**EXERCISE PROMPT:** Look for "standalone" in each line of the entries, and return the matching lines.

**PROVIDED RECORDS:**
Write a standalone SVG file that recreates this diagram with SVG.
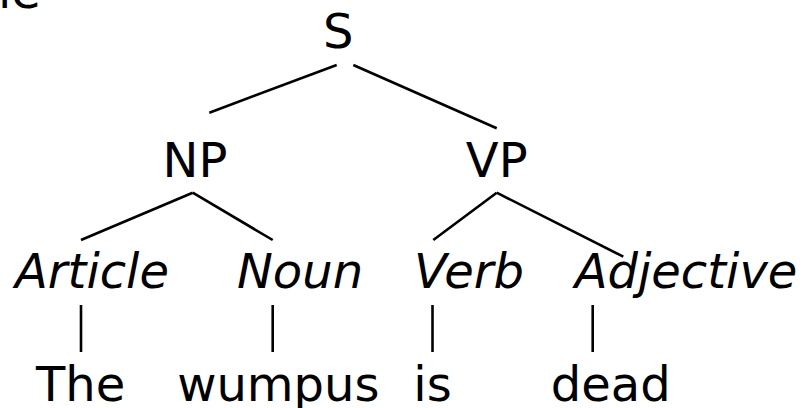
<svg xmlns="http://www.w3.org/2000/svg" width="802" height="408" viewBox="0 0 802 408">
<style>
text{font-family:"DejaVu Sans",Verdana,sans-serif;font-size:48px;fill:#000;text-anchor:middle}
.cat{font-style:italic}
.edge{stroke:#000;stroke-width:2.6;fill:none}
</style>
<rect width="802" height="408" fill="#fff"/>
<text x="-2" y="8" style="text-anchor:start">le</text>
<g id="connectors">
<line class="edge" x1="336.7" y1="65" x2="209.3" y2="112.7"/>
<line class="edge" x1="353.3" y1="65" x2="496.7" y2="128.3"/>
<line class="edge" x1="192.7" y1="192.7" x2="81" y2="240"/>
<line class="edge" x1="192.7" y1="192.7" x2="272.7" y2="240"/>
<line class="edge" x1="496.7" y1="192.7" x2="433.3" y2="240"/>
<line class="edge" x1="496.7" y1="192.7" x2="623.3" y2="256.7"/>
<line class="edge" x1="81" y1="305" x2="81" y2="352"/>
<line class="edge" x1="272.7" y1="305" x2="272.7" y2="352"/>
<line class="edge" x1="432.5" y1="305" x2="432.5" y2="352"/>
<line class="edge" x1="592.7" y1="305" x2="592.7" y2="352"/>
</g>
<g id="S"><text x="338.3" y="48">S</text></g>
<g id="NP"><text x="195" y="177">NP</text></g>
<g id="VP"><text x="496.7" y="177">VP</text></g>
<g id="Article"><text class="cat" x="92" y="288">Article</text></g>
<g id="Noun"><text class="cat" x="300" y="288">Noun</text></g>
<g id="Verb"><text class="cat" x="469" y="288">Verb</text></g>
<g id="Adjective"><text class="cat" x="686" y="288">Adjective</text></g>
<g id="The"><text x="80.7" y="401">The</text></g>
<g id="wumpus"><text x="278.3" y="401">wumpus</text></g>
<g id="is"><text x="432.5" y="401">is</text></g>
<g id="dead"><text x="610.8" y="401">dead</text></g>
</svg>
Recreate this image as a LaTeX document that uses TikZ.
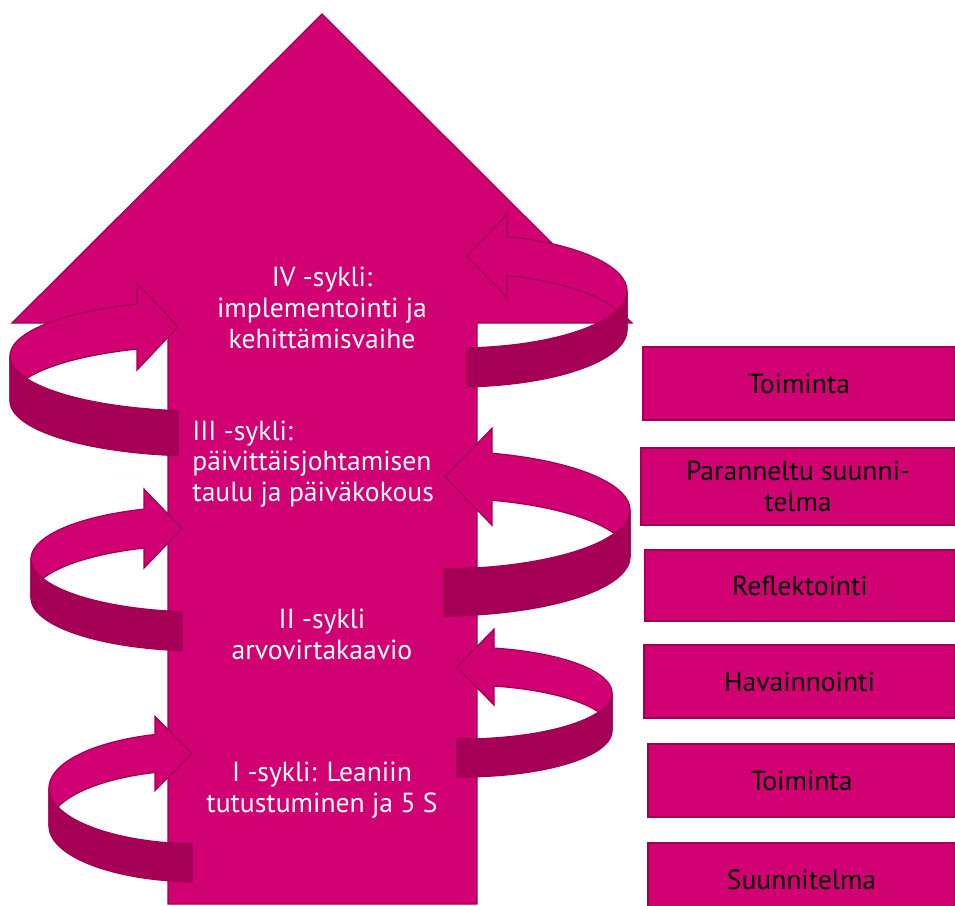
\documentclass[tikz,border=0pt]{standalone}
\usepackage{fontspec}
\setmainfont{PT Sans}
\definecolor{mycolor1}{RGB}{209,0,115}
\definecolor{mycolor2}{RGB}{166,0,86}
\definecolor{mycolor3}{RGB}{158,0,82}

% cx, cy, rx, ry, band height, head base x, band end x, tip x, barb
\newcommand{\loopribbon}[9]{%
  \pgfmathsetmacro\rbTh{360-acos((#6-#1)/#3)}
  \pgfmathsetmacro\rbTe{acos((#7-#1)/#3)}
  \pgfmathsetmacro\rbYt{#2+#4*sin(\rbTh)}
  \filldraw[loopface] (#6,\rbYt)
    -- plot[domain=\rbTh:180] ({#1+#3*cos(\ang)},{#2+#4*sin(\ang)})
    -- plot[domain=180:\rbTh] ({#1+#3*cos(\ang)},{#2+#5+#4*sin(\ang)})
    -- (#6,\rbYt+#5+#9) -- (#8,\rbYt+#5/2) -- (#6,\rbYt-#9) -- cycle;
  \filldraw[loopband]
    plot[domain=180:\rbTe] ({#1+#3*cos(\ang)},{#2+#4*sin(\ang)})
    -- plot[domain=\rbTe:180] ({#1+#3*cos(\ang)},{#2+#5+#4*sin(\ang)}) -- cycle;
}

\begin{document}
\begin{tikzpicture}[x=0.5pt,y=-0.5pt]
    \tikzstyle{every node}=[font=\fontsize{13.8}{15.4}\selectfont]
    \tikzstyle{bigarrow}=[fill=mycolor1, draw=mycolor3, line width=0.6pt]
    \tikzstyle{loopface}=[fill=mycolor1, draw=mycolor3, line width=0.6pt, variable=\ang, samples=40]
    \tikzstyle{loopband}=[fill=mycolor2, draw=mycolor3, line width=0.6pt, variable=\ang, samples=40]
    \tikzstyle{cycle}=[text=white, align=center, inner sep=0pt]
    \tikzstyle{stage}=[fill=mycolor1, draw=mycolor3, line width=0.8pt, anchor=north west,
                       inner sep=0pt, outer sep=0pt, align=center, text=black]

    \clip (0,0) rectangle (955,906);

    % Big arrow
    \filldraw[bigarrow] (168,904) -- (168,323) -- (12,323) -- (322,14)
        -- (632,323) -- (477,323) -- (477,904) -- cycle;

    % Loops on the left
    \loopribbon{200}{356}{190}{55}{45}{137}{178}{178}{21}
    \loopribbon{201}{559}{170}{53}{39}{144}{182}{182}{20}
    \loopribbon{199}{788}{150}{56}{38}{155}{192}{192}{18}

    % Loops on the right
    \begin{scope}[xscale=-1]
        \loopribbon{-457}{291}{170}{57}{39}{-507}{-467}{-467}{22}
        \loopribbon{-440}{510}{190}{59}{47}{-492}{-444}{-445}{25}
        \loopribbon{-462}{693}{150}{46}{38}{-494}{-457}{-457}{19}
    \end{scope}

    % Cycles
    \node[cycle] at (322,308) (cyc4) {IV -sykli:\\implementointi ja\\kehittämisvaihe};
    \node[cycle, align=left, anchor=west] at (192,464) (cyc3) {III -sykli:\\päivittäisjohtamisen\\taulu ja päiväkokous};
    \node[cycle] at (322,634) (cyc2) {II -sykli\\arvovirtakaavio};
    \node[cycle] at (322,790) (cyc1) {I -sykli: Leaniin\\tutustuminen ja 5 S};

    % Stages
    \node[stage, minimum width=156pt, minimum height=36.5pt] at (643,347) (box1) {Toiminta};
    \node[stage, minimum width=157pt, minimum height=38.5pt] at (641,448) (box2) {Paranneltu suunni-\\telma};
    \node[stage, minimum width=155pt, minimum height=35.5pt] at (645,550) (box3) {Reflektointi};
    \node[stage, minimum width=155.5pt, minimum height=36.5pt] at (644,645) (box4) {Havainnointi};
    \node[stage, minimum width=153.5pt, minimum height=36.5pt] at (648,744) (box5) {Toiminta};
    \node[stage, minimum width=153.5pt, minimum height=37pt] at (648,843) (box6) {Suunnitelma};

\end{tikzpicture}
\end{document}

**EXERCISE RESPONSE:**
Write a standalone SVG file that recreates this diagram with SVG.
\documentclass[tikz,border=0pt]{standalone}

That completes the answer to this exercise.